Originally Posted by aquinas
As someone who straddles the athletic and intellectual fences, I would like to dispel the idea that athletic achievement = coasting for the physically gifted. For anyone who has true professional/Olympic caliber athletic ability, training and nutrition regimens match ability early. These children are being given the athletic equivalent of multiple grade skips and curriculum compacting early in their athletic "careers". This may seem like an extreme example, but statistically it's analogous to the 99%ile+ children represented here. Even for kids who are "just" strong high school players, there is a lot of discipline and effort required to use those innate abilities.

But we're not talking about Olympic athletes here, we're talking about high school athletes. Big fish, little pond. Coasting by on natural abilities will get you by in high school. That's true of athletics and academics. When you start talking about Olympic athletes, the academic corrolary is Nobel laureates, and the idea of coasting on abilities will no longer work in either case.

Originally Posted by aquinas
I would argue the best way to validate intellectual giftedness publicly is to adopt the athletics model and actually meet children at their level and keep pace with them through their studies.

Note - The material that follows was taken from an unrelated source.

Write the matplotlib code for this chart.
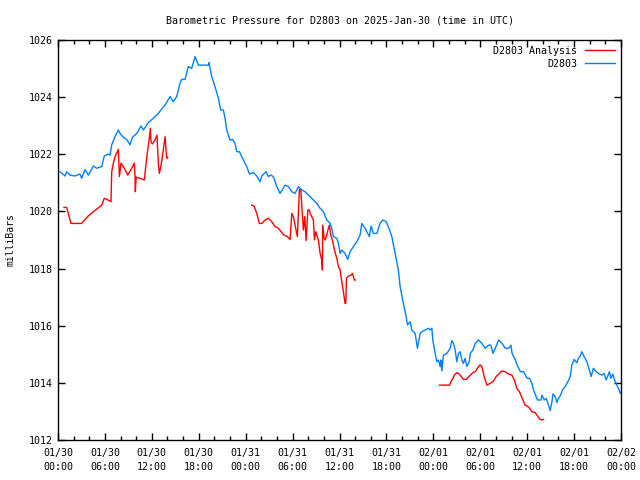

As an aside, I wonder how many parents of gifted athletes feel that their children aren't properly challenged in public school athletics programs, and feel compelled to after-school/homeschool/enrich that? It seems to me that every time I hear about an athlete who has been successful at the highest levels, outside activity has been a major part of their lives. Maybe the parents of gifted athletes have more in common with us than we realize.

Originally Posted by Dude
I think I understand the spirit of your post, and I may be mistaken, but I don't think you meant to analogize giftedness to club membership. To simply equate a different way of thinking, feeling, and existing as being in Club Gifted downplays the different learning needs arising from the gifted's fundamentally different gestalt.

Maybe I've got it all wrong, but I don't see much difference between being a member of the X club or being a member of Mr. Y's 4th-period English class. It's all about kids coming together and sharing a common experience.

Now, you could say that Mr. Y's 4th-period English class does not get separate treatment in the yearbook, but the marching band does, and that could just as easily be described as Mrs. Z's 5th-period music class.